Australian billionaire Clive Palmer to build Titanic II - jordhy
http://www.bbc.co.uk/news/world-asia-17890754
======
hartror
Just a bit of a warning from an Australian, Clive Palmer is known locally as a
bit of a looney. His latest amusing embarrassment was claiming that green
groups in Australia were being funded by the CIA through the Rockefeller
Foundation with the aim of undermining Australia's mining industry (no pun
intended)[1].

These sorts of headline grabbing announcements are par for the course for this
guy so factor that into any excitement you may have over the project.
Especially as they only appear to be in the planning stage right now.
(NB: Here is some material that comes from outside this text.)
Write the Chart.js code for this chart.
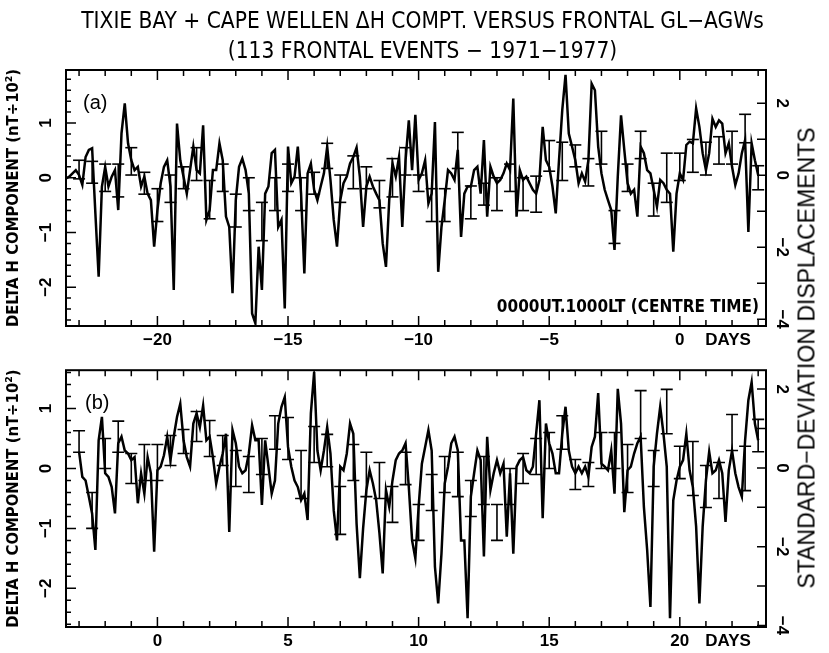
<!DOCTYPE html>
<html>
<head>
<meta charset="utf-8">
<script src="https://cdn.jsdelivr.net/npm/chart.js@4.4.1/dist/chart.umd.min.js"></script>
<style>
body { margin: 0; background: #fff; }
#wrap { position: relative; width: 829px; height: 653px; overflow: hidden; background: #fff; }
canvas { position: absolute; left: 0; }
.txt { position: absolute; color: #000; white-space: nowrap; z-index: 2; }
.narrow { font-family: "Liberation Sans Narrow", "DejaVu Sans Condensed", "Liberation Sans", sans-serif; }
</style>
</head>
<body>
<div id="wrap">
  <div class="txt narrow" style="left:8px; width:829px; text-align:center; top:7px; font-size:22.5px;">TIXIE BAY + CAPE WELLEN ΔH COMPT. VERSUS FRONTAL GL−AGWs</div>
  <div class="txt narrow" style="left:8px; width:829px; text-align:center; top:37px; font-size:22.5px;">(113 FRONTAL EVENTS − 1971−1977)</div>
  <div class="txt" style="left:83px; top:91px; font:20px 'Liberation Sans', sans-serif;">(a)</div>
  <div class="txt" style="left:85px; top:391px; font:20px 'Liberation Sans', sans-serif;">(b)</div>
  <div class="txt narrow" style="right:70px; top:296px; font-size:17px; font-weight:bold;">0000UT.1000LT (CENTRE TIME)</div>
  <div class="txt" style="left:807px; top:358px; transform:translate(-50%,-50%) rotate(-90deg); font:23px 'Liberation Sans', sans-serif;">STANDARD−DEVIATION DISPLACEMENTS</div>
  <canvas id="panelA" width="829" height="350" style="top:0px"></canvas>
  <canvas id="panelB" width="829" height="303" style="top:350px"></canvas>
</div>
<script>
// 3-hourly composite, days relative to the frontal event
var stepDays = 0.125;

// panel (a): days -23.5 .. +3.0
var startA = -23.5;
var deltaA = [
  -0.01, 0.02, 0.08, 0.14, 0.05, -0.13, 0.38, 0.51, 0.54, -0.65,
  -1.81, -0.16, 0.20, -0.16, 0.02, 0.14, -0.59, 0.81, 1.36, 0.63,
  0.32, 0.14, 0.20, -0.16, 0.02, -0.29, -0.41, -1.26, -0.59, -0.10,
  0.20, 0.32, -0.16, -2.05, 0.99, 0.32, 0.02, -0.29, 0.14, 0.57,
  0.14, 0.08, 0.96, -0.77, -0.59, 0.14, 0.14, 0.63, 0.32, -0.71,
  -0.90, -2.11, -0.41, 0.20, 0.35, 0.14, -0.29, -2.48, -2.66, -1.26,
  -2.05, -0.29, -0.16, 0.45, 0.51, -0.90, -0.77, -2.39, 0.57, -0.10,
  0.02, 0.57, -0.29, -1.75, 0.08, 0.26, -0.22, -0.41, -0.16, 0.08,
  0.57, -0.04, -0.77, -1.26, -0.41, -0.10, 0.02, 0.26, 0.38, 0.55,
  0.02, -0.90, -0.16, 0.02, -0.16, -0.29, -0.41, -1.20, -1.63, -0.41,
  0.26, 0.02, 0.38, -0.90, 0.32, 1.05, 0.14, 1.15, -0.04, 0.08,
  0.32, -0.47, -0.29, 1.02, -1.72, -0.90, -0.41, 0.14, 0.08, -0.04,
  0.51, -1.08, -0.29, -0.16, -0.16, 0.14, 0.20, -0.29, 0.69, -0.71,
  0.20, 0.02, -0.10, -0.04, 0.08, 0.26, 0.14, 1.45, -0.71, 0.14,
  -0.04, 0.02, -0.10, -0.22, -0.29, -0.04, 0.93, 0.32, 0.20, -0.16,
  -0.65, 0.32, 1.24, 1.88, 0.81, 0.57, 0.32, -0.10, 0.08, -0.07,
  0.32, 1.72, 1.60, 0.57, 0.08, -0.22, -0.41, -0.59, -1.32, 0.02,
  1.14, 0.51, -0.10, -0.29, -0.22, -0.71, 0.57, 0.45, 0.14, 0.08,
  -0.22, -0.53, -0.04, -0.10, -0.22, -0.29, -1.35, -0.29, 0.08, -0.04,
  0.60, 0.66, 0.63, 1.27, 0.93, 0.45, 0.14, 0.45, 1.08, 0.93,
  1.05, 0.99, 0.45, 0.63, 0.20, -0.13, 0.08, 0.45, 0.69, -0.99,
  0.63, 0.32, 0.05
];
var errStartA = -23.0;
var errMidA = [
  0.15, 0.10, 0.00, -0.05, 0.30, -0.10, -0.50, -0.20, 0.00, 0.25,
  -0.40, 0.00, -0.60, -0.30, -0.80, -0.30, 0.00, -0.30, -0.10, 0.40,
  -0.20, 0.10, 0.00, -0.30, 0.00, 0.30, -0.10, -0.50, -0.50, 0.50,
  -0.45, -0.30, -0.30, 0.00, -0.30, -0.30, 0.40, 0.30, 0.40, 0.10,
  0.55, -0.90, 0.00, 0.60, -0.40, 0.00, 0.20, 0.40, 0.35, 0.50,
  0.55, 0.90, 0.00
];
var errHalfA = [
  0.17, 0.20, 0.25, 0.30, 0.25, 0.20, 0.30, 0.25, 0.20, 0.30,
  0.35, 0.25, 0.30, 0.30, 0.35, 0.30, 0.25, 0.30, 0.20, 0.23,
  0.25, 0.30, 0.20, 0.25, 0.35, 0.25, 0.15, 0.30, 0.30, 0.33,
  0.30, 0.20, 0.30, 0.25, 0.30, 0.33, 0.28, 0.35, 0.20, 0.25,
  0.30, 0.30, 0.25, 0.25, 0.30, 0.45, 0.25, 0.30, 0.30, 0.25,
  0.30, 0.26, 0.22
];

// panel (b): days -3.0 .. +23.0
var startB = -3.0;
var deltaB = [
  0.28, -0.14, -0.20, -0.47, -0.75, -1.36, 0.47, 0.86, -0.08, -0.14,
  -0.31, -0.75, 0.42, 0.53, 0.30, 0.25, 0.14, 0.19, -0.58, -0.08,
  -0.42, 0.19, -0.08, -1.39, -0.03, 0.03, 0.22, 0.53, 0.14, 0.53,
  0.86, 1.08, 0.47, 0.19, 0.03, 0.75, 0.92, 0.69, 1.05, 0.47,
  0.53, 0.19, -0.25, 0.03, 0.25, 0.58, -1.06, 0.64, 0.42, 0.03,
  -0.08, -0.03, 0.25, 0.72, 0.47, 0.47, -0.61, 0.47, 0.03, -0.42,
  -0.20, 0.75, 1.03, 1.19, 0.36, 0.03, -0.20, -0.31, -0.53, -0.42,
  -0.86, 0.92, 1.61, 0.30, -0.03, 0.30, 0.69, 0.25, -0.70, -1.20,
  0.03, -0.03, 0.25, 0.75, 0.58, -0.92, -1.83, -1.00, -0.36, -0.03,
  -0.25, -0.53, -1.08, -1.75, -0.36, -0.64, -0.20, 0.14, 0.25, 0.30,
  0.42, -0.31, -1.20, -1.50, -0.64, 0.08, 0.36, 0.64, 0.30, -1.64,
  -2.25, -1.42, -0.25, 0.03, 0.42, 0.53, 0.30, -1.20, -1.20, -2.50,
  -0.47, -0.08, 0.30, 0.14, -1.47, 0.53, -0.36, -0.08, 0.14, -0.08,
  0.08, -1.14, -0.08, -1.42, 0.03, 0.14, 0.19, -0.03, -0.08, 0.03,
  0.58, 1.14, -0.83, 0.75, 0.42, 0.25, -0.08, -0.08, 0.58, 1.03,
  0.30, 0.03, -0.08, 0.03, -0.08, 0.03, -0.14, 0.36, 0.53, 1.26,
  0.08, 0.03, -0.03, 0.30, -0.42, 1.33, 0.75, -0.73, -0.03, 0.03,
  0.25, 0.42, 0.53, -0.64, -1.36, -2.31, 0.03, 0.58, 1.03, 0.58,
  0.03, -2.50, -0.53, -0.20, 0.03, 0.14, 0.58, -0.03, -0.31, -0.97,
  -2.25, -0.97, -0.20, 0.28, -0.08, -0.03, 0.14, -0.08, -0.89, -0.03,
  0.30, -0.08, -0.31, -0.47, 0.47, 1.14, 1.44, 0.75, 0.47
];
var errStartB = -3.0;
var errMidB = [
  0.45, -0.70, 0.25, 0.53, 0.00, 0.10, 0.10, 0.30, 0.45, 0.70,
  0.50, 0.30, 0.00, -0.10, 0.20, 0.60, 0.50, -0.10, 0.40, 0.30,
  -0.70, 0.10, -0.10, -0.20, -0.60, 0.00, -0.90, -0.40, -0.10, -0.10,
  -0.50, -0.20, -0.90, -0.30, 0.00, 0.20, 0.30, 0.60, -0.10, -0.10,
  0.30, 0.30, 0.00, 0.90, 0.00, 0.95, 0.10, 0.00, -0.30, -0.20,
  0.60, 0.00, 0.55
];
var errHalfB = [
  0.18, 0.30, 0.25, 0.26, 0.25, 0.30, 0.30, 0.25, 0.20, 0.25,
  0.30, 0.25, 0.30, 0.30, 0.30, 0.28, 0.35, 0.40, 0.30, 0.27,
  0.40, 0.30, 0.37, 0.30, 0.30, 0.27, 0.30, 0.30, 0.30, 0.37,
  0.30, 0.40, 0.30, 0.30, 0.25, 0.30, 0.30, 0.28, 0.25, 0.20,
  0.30, 0.30, 0.40, 0.40, 0.30, 0.37, 0.27, 0.45, 0.35, 0.30,
  0.30, 0.37, 0.27
];

var xTicksA = [-20, -15, -10, -5, 0];
var xTicksB = [0, 5, 10, 15, 20];

var numFont = { family: "'Liberation Sans', sans-serif", size: 17, weight: 'bold' };
var narrowFont = { family: "'Liberation Sans Narrow', 'DejaVu Sans Condensed', sans-serif", size: 16.5, weight: 'bold' };

function fmt(v) {
  return v < 0 ? '\u2212' + Math.abs(v) : String(v);
}

// box and inward ticks on all four sides
var frameTicks = {
  id: 'frameTicks',
  afterDraw: function(chart) {
    var ctx = chart.ctx, a = chart.chartArea;
    var x = chart.scales.x, y = chart.scales.y, y1 = chart.scales.y1;
    ctx.save();
    ctx.strokeStyle = '#000';
    ctx.lineWidth = 2;
    ctx.strokeRect(a.left, a.top, a.right - a.left, a.bottom - a.top);
    ctx.lineWidth = 1.5;
    ctx.beginPath();
    for (var d = Math.ceil(x.min); d <= x.max; d++) {
      var px = x.getPixelForValue(d), len = (d % 5 === 0) ? 10 : 6;
      ctx.moveTo(px, a.top); ctx.lineTo(px, a.top + len);
      ctx.moveTo(px, a.bottom); ctx.lineTo(px, a.bottom - len);
    }
    for (var k = Math.ceil(y.min * 5); k <= y.max * 5; k++) {
      var py = y.getPixelForValue(k / 5), l = (k % 5 === 0) ? 10 : 5;
      ctx.moveTo(a.left, py); ctx.lineTo(a.left + l, py);
    }
    for (var j = Math.ceil(y1.min); j <= y1.max; j++) {
      var qy = y1.getPixelForValue(j);
      ctx.moveTo(a.right, qy); ctx.lineTo(a.right - 9, qy);
    }
    ctx.stroke();
    ctx.restore();
  }
};

function drawPanel(id, start, values, errStart, errMid, errHalf, p) {
  var line = values.map(function(v, i) { return { x: start + i * stepDays, y: v }; });
  var bars = [];
  errMid.forEach(function(m, k) {
    var d = errStart + k * 0.5;
    bars.push({ x: d, y: m - errHalf[k] });
    bars.push({ x: d, y: m + errHalf[k] });
    bars.push({ x: d, y: null });
  });

  new Chart(document.getElementById(id), {
    type: 'line',
    data: {
      datasets: [{
        data: line,
        borderColor: '#000',
        borderWidth: 2.5,
        pointRadius: 0,
        tension: 0,
        yAxisID: 'y'
      }, {
        data: bars,
        borderColor: '#000',
        borderWidth: 1.6,
        pointStyle: 'line',
        pointRadius: 6,
        pointBorderWidth: 1.6,
        pointBorderColor: '#000',
        spanGaps: false,
        yAxisID: 'y'
      }]
    },
    options: {
      responsive: false,
      animation: false,
      devicePixelRatio: 1,
      layout: { padding: { top: p.top, left: 0, right: 0, bottom: 0 } },
      plugins: { legend: { display: false }, tooltip: { enabled: false } },
      scales: {
        x: {
          type: 'linear',
          min: p.xmin,
          max: p.xmax,
          grid: { display: false, drawTicks: false },
          border: { display: false },
          afterBuildTicks: function(s) {
            s.ticks = p.xTicks.map(function(v) { return { value: v }; }).concat([{ value: p.daysAt }]);
          },
          afterFit: function(s) { s.height = p.xh; },
          ticks: {
            autoSkip: false,
            minRotation: 0,
            maxRotation: 0,
            padding: 4,
            color: '#000',
            font: numFont,
            callback: function(v, i, t) { return i === t.length - 1 ? 'DAYS' : fmt(v); }
          }
        },
        y: {
          position: 'left',
          min: p.ymin,
          max: p.ymax,
          grid: { display: false, drawTicks: false },
          border: { display: false },
          afterFit: function(s) { s.width = 66; },
          ticks: {
            stepSize: 1,
            includeBounds: false,
            minRotation: 90,
            maxRotation: 90,
            crossAlign: 'center',
            padding: 10,
            color: '#000',
            font: numFont,
            callback: fmt
          },
          title: {
            display: true,
            text: 'DELTA H COMPONENT (nT÷10²)',
            color: '#000',
            font: narrowFont,
            padding: { top: 4, bottom: 0 }
          }
        },
        y1: {
          position: 'right',
          min: p.y1min,
          max: p.y1max,
          grid: { display: false, drawTicks: false },
          border: { display: false },
          afterFit: function(s) { s.width = 63; },
          ticks: {
            stepSize: 2,
            includeBounds: false,
            minRotation: -90,
            maxRotation: -90,
            crossAlign: 'center',
            padding: 6,
            color: '#000',
            font: numFont,
            callback: fmt
          }
        }
      }
    },
    plugins: [frameTicks]
  });
}

drawPanel('panelA', startA, deltaA, errStartA, errMidA, errHalfA, {
  top: 70, xh: 24, xmin: -23.5, xmax: 3.3, xTicks: xTicksA, daysAt: 1.85,
  ymin: -2.71, ymax: 1.97, y1min: -4.19, y1max: 2.92
});
drawPanel('panelB', startB, deltaB, errStartB, errMidB, errHalfB, {
  top: 20, xh: 26, xmin: -3.5, xmax: 23.3, xTicks: xTicksB, daysAt: 21.85,
  ymin: -2.645, ymax: 1.64, y1min: -4.04, y1max: 2.48
});
</script>
</body>
</html>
[1] [http://www.abc.net.au/news/2012-03-20/palmer-says-green-
grou...](http://www.abc.net.au/news/2012-03-20/palmer-says-green-groups-
funded-by-cia/3901920)

------
jlawer
The US has billionaires like Warren Buffet, Bill Gates and such who are trying
to cure disease. While aussie fat cats are too busy playing politics trying to
be the big fish in a little pond, and those that don't stay in the "little
pond" wreck more havoc (Murdoch).

Seriously... when can we have a likeable rich guy like a Branson. Instead of
those like Skase, Bond and Rivken.

------
andrewfelix
He's not building anything. He's about to run against a high profile
politician in Australia and this is a desperate attempt to get some media
coverage.

In the past few months he's used all sorts of tactics to get media attention
including:

\- Threatening to create a new Australian football federation.

\- Accusing green groups of being part of a wide spread CIA backed conspiracy.

------
csf_ceo
Clive Palmer has _NO CREDIBILITY_. He has tried to 'float' his private company
at least three time and even the Hong Kong investors baulked.

He was declared a "National Living Treasure" through a popularity contest in
women magazine. In Australia, he is ubiquitous as Donald Trump in America.

He is as serious as Trump 2012.

------
treme
this isn't reddit